The lines beneath this instruction, from the first through the one containing "from matplotlib.lines import Line2D", must be transcribed exactly; no other line belongs in the output.
▶
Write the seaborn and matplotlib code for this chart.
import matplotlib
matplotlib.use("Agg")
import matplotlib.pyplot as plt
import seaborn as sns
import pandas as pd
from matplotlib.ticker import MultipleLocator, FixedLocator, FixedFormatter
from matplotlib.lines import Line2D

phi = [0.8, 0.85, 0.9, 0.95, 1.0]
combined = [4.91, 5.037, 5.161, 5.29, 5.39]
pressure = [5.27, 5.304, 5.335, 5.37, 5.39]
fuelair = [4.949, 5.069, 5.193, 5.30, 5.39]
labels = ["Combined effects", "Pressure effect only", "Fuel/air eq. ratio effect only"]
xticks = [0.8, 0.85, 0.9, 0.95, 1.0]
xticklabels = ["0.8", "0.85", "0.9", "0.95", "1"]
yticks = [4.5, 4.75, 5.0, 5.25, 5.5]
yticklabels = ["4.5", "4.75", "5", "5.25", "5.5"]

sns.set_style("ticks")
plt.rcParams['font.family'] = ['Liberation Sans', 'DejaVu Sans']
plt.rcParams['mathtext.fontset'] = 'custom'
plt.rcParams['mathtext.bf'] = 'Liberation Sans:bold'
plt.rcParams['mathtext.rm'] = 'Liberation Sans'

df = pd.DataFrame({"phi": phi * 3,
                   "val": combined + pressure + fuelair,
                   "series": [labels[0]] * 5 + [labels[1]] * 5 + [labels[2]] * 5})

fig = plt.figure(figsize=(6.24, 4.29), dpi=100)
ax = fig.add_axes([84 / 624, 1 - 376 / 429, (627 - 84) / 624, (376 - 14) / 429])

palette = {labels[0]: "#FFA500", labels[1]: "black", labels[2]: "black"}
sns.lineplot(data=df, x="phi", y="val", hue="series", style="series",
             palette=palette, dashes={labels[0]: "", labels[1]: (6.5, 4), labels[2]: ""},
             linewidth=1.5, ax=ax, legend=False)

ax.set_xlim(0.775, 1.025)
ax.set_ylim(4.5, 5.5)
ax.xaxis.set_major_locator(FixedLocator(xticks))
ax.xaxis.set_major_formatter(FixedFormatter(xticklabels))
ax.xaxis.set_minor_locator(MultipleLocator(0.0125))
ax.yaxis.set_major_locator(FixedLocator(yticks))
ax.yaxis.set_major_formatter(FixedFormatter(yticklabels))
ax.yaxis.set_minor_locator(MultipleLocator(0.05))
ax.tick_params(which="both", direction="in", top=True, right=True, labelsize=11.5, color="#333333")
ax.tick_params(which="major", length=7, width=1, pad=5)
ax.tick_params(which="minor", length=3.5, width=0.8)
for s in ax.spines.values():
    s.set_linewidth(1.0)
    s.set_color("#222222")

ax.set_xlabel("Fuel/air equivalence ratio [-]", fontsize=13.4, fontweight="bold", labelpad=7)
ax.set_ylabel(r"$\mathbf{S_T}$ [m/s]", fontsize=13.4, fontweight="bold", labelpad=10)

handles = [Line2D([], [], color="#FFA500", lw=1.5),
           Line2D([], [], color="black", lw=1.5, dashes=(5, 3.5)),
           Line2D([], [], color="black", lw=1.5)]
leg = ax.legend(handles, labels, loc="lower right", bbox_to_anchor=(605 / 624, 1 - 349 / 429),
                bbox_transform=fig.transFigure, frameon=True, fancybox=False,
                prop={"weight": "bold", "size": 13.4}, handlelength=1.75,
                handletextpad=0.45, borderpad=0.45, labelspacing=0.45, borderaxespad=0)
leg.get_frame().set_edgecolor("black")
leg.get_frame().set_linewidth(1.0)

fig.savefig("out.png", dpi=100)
◀
**Exercise solution**
Write the seaborn and matplotlib code for this chart.
import matplotlib
matplotlib.use("Agg")
import matplotlib.pyplot as plt
import seaborn as sns
import pandas as pd
from matplotlib.ticker import MultipleLocator, FixedLocator, FixedFormatter
from matplotlib.lines import Line2D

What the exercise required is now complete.